Damien Chazelle ressuscite la comédie musicale à l’ancienne avec cette déclaration d’amour amère pour le cinéma, le jazz et toute forme d’art. Grand favori aux Oscars cette année, La La Land nous entraîne en un tourbillon virtuose de pur bonheur dans les coulisses de Hollywood, LA où tout est possible.
La La Land, c’est Los Angeles, ville des étoiles à la lumière unique. On y retrouve Mia (Emma Stone), actrice en galère échouant de castings en casting, et serveuse le plus clair de son temps. Un univers aux couleurs vibrantes, au feeling contemporain doté d’une touche de classe à l’ancienne. Mia se promène entre les décors en plein air, à la lumière d’un lampadaire rétro, ou entre dans un petit club de jazz feutré. C’est dans cet univers, apparemment ensoleillé toute l’année, que se déroule sa rencontre atypique avec Sébastien (Ryan Gosling), pianiste aux rêves déjà un peu fanés qui incarne toute l’adulation du réalisateur pour le jazz.

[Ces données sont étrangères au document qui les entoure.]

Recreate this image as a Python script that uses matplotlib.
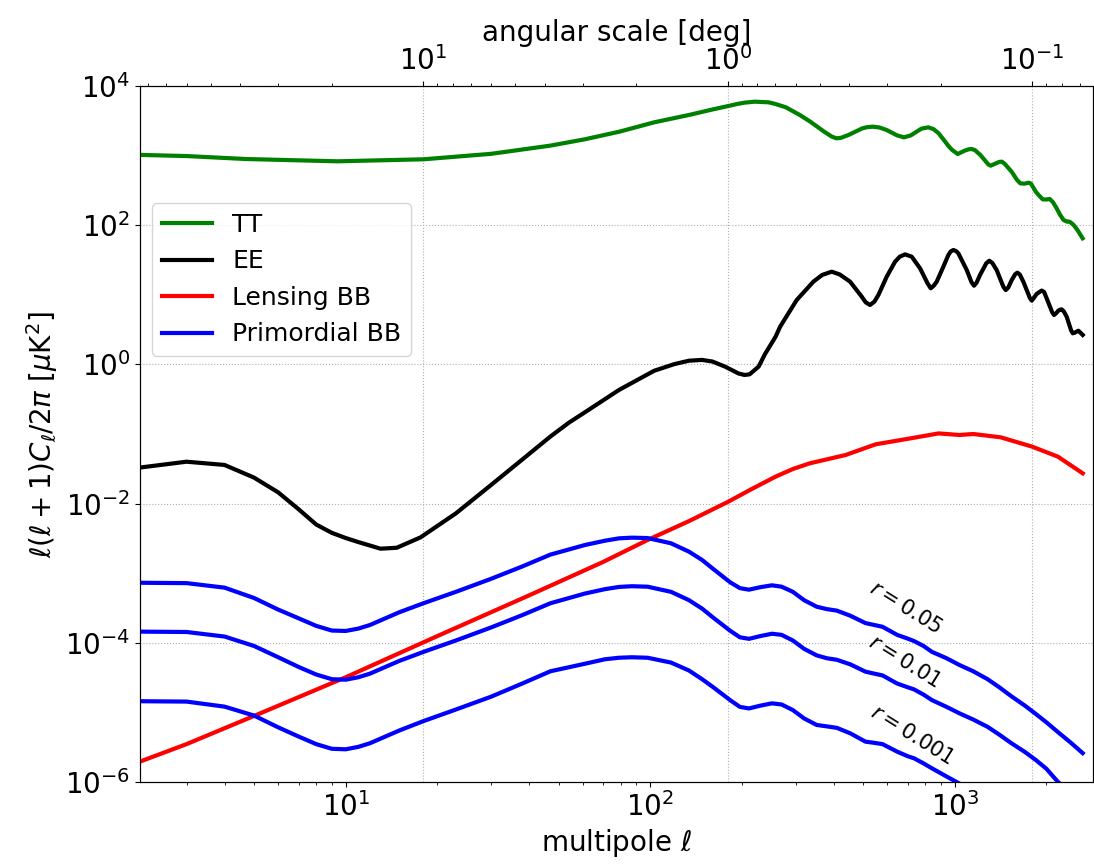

On attend une rencontre romancée à la West Side Story, quand l’éclairage s’éteint autour des amoureux et que le reste du monde disparaît en un moment de grâce. Mais la vraie vie en décide autrement. Leur idylle piquante respire la fraîcheur et l’inattendu, entre deux salves de répliques corrosives. On est déjà enamouré du couple furieusement charismatique, avant qu’ils ne s’en rendent compte eux-mêmes. Ceci est renforcé par un travail fabuleux exécuté sur le non-verbal, lorsque toute la complexité de leur histoire transparaît dans les séquences de danse chorégraphiées ou dans de simples gestes.

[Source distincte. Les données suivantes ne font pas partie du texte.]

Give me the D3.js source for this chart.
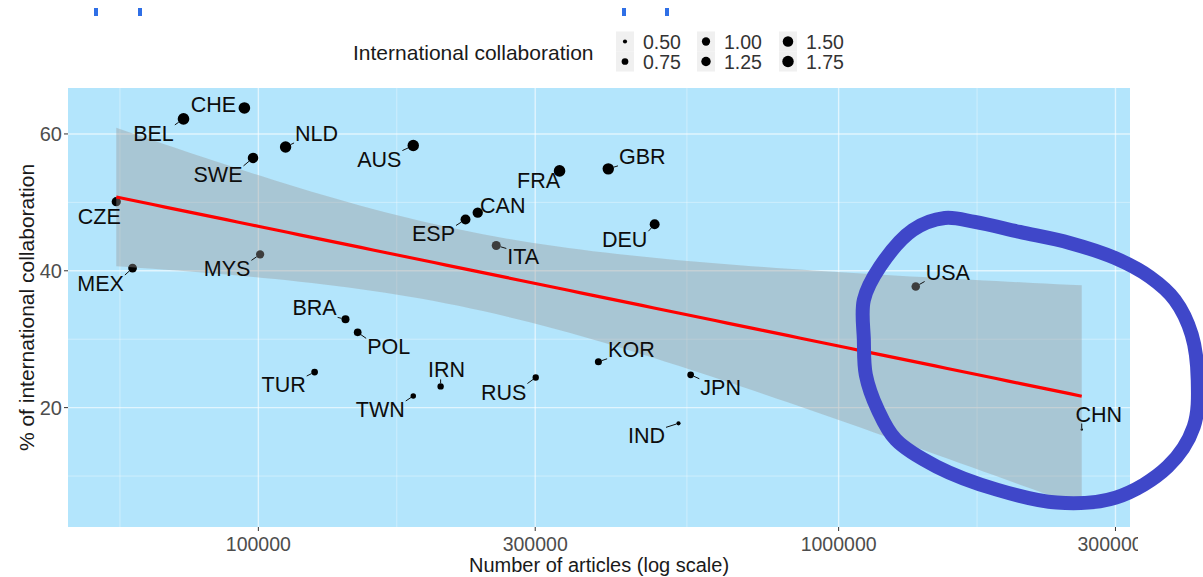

Si Whiplash se montrait ouvertement cruel dans son apologie du sacrifice pour atteindre la perfection, un parti-pris complètement différent rayonne du second long-métrage de Damien Chazelle. Le cinéaste adoucit son approche et confirme son talent pour la mise en scène : La La Land est une ode à ses nombreuses inspirations musicales et cinématographiques. Les chorégraphies entraînantes de Chantons sous la pluie répondent aux couleurs vives des Demoiselles de Rochefort. Des Parapluies de Cherbourg, il garde la nostalgie poignante. À West Side Story, il emprunte ce talent pour suspendre le temps autour de deux héros que le monde entraîne dans sa course. Et une multitude d’autres clins d’œil, énoncés ou simplement flottant dans l’atmosphère des rues californiennes.

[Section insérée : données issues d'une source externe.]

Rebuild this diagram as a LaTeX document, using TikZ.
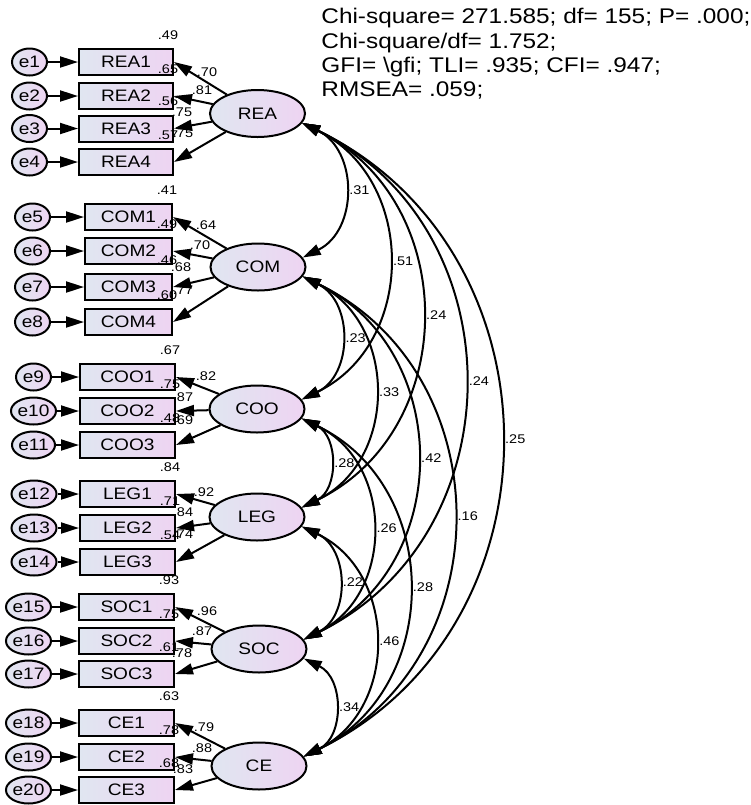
\documentclass[tikz,border=0pt]{standalone}
\usepackage{fontspec}
\setmainfont{Liberation Sans}[FakeStretch=1.15]
\usetikzlibrary{arrows.meta,shapes.geometric,calc}
\definecolor{fillL}{RGB}{224,230,241}
\definecolor{fillR}{RGB}{238,212,242}

\begin{document}
\begin{tikzpicture}[x=0.5pt, y=0.5pt,
  ind/.style={draw, line width=1pt, minimum height=13pt, inner sep=0pt, left color=fillL, right color=fillR, font=\fontsize{8.3}{10}\selectfont},
  err/.style={ellipse, draw, line width=1pt, minimum width=17.5pt, minimum height=13.5pt, inner sep=0pt, left color=fillL, right color=fillR, font=\fontsize{8.3}{10}\selectfont},
  lat/.style={ellipse, draw, line width=1pt, minimum width=47.5pt, minimum height=23.5pt, inner sep=0pt, left color=fillL, right color=fillR, font=\fontsize{8.3}{10}\selectfont},
  coef/.style={inner sep=0pt, font=\fontsize{6.3}{7.5}\selectfont},
  reg/.style={-{Triangle[length=9pt, width=5.5pt]}, line width=1pt},
  cov/.style={{Triangle[length=9pt, width=5.5pt]}-{Triangle[length=9pt, width=5.5pt]}, line width=1pt, bend left=64, looseness=1.18}
]
\useasboundingbox (0,0) rectangle (751,-805);

% fit indices
\node[anchor=north west, inner sep=0pt, align=left, font=\fontsize{10.6}{12.15}\selectfont] (fit) at (321,-8)
  {Chi-square= 271.585; df= 155; P= .000;\\Chi-square/df= 1.752;\\GFI= \textbackslash gfi; TLI= .935; CFI= .947;\\RMSEA= .059;};

% latent factors
\node[lat] (REA) at (257.5,-113.5) {REA};
\node[lat] (COM) at (258,-267) {COM};
\node[lat] (COO) at (257,-409) {COO};
\node[lat] (LEG) at (257,-517) {LEG};
\node[lat] (SOC) at (259,-649) {SOC};
\node[lat] (CE) at (259,-766) {CE};

% indicators, errors, R^2 and loadings
\foreach \lv/\ind/\bx/\bw/\yy/\err/\ex/\rsq/\ld/\lx/\ly in {
  REA/REA1/126/94/62/e1/29.5/.49/.70/207/72,
  REA/REA2/126/94/96/e2/29.5/.65/.81/202/90,
  REA/REA3/126/94/128.5/e3/29.5/.56/.75/182/112,
  REA/REA4/126/94/162/e4/29.5/.57/.75/183/133,
  COM/COM1/128.5/87/217/e5/32.5/.41/.64/206/225,
  COM/COM2/128.5/87/251/e6/32.5/.49/.70/200/245,
  COM/COM3/128.5/87/287/e7/32.5/.46/.68/181/267,
  COM/COM4/128.5/87/322/e8/32.5/.60/.77/183/290,
  COO/COO1/127.5/95/377/e9/33.5/.67/.82/206/376,
  COO/COO2/127.5/95/411/e10/33.5/.75/.87/183/397,
  COO/COO3/127.5/95/445/e11/33.5/.48/.69/183/420,
  LEG/LEG1/127.5/95/494/e12/34/.84/.92/204/492,
  LEG/LEG2/127.5/95/528/e13/34/.71/.84/183/512,
  LEG/LEG3/127.5/95/562/e14/34/.54/.74/183/534,
  SOC/SOC1/126.5/95/607/e15/28.5/.93/.96/207/611,
  SOC/SOC2/126.5/95/641/e16/28.5/.75/.87/202/631,
  SOC/SOC3/126.5/95/674/e17/28.5/.61/.78/182/653,
  CE/CE1/126.5/95/723/e18/28.5/.63/.79/204/727,
  CE/CE2/126.5/95/757/e19/28.5/.78/.88/202/748,
  CE/CE3/126.5/95/790/e20/28.5/.68/.83/183/769}{
  \node[ind, minimum width=\bw*0.5pt] (\ind) at (\bx,-\yy) {\ind};
  \node[err] (\err) at (\ex,-\yy) {\err};
  \draw[reg] (\err) -- (\ind);
  \draw[reg] (\lv) -- (\ind.east);
  \node[coef] (r\ind) at ($(\ind.north east)+(-6,13)$) {\rsq};
  \node[coef] (l\ind) at (\lx,-\ly) {\ld};
}

% covariances
\foreach \a/\b/\c in {REA/COM/.31, REA/COO/.51, REA/LEG/.24, REA/SOC/.24, REA/CE/.25,
  COM/COO/.23, COM/LEG/.33, COM/SOC/.42, COM/CE/.16,
  COO/LEG/.28, COO/SOC/.26, COO/CE/.28,
  LEG/SOC/.22, LEG/CE/.46, SOC/CE/.34}
  \draw[cov] (\a.-12) to node[coef, right=2pt] {\c} (\b.12);

\end{tikzpicture}
\end{document}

Damien Chazelle clame en permanence son obsession pour la musique et son espérance pour sauver le jazz. Cet espoir transparaît dans la bande originale bien sûr, mais aussi comme un des nombreux thèmes de La La Land. Il oppose le regret pour le classique à la méfiance d’une certaine forme de nouveauté qui amène la consommation de masse, la chute de la qualité et la perdition de précieuses formes d’art. Plusieurs fois, Sébastien lui sert d’ambassadeur, mais son cri alarmé sur le jazz est aussi valable pour Hollywood.
“Ils adulent tout et ne respectent rien.” À La La Land, il serait si facile de vendre son âme à la nouveauté, et le dédain de Chazelle pour la facilité transparaît finalement autant dans cette œuvre que dans Whiplash. Il le dit différemment, dans un emballage plein d’humour où Hollywood semble faire preuve d’auto-dérision et reconnaître ses propres défauts, ce qui rend son univers aussi touchant qu’attrayant. On y est témoin des incertitudes de l’aspirant acteur, mais aussi de tous ceux qui se laissent embarquer par leurs chimères. À La La Land, sous le rêve, les décors chatoyants et les scénarios romantiques, il y a l’ambition, le conflit et les compromis. Valaient-ils le coup ?
La la, c’est aussi la simplicité d’une chanson qui reste en tête, comme toutes celles qui nous restent à la sortie. Un air qui nous ravit ; une envolée lyrique qu’on aurait souhaité ne jamais voir s’arrêter, pour faire durer la magie et la légèreté un peu plus longtemps.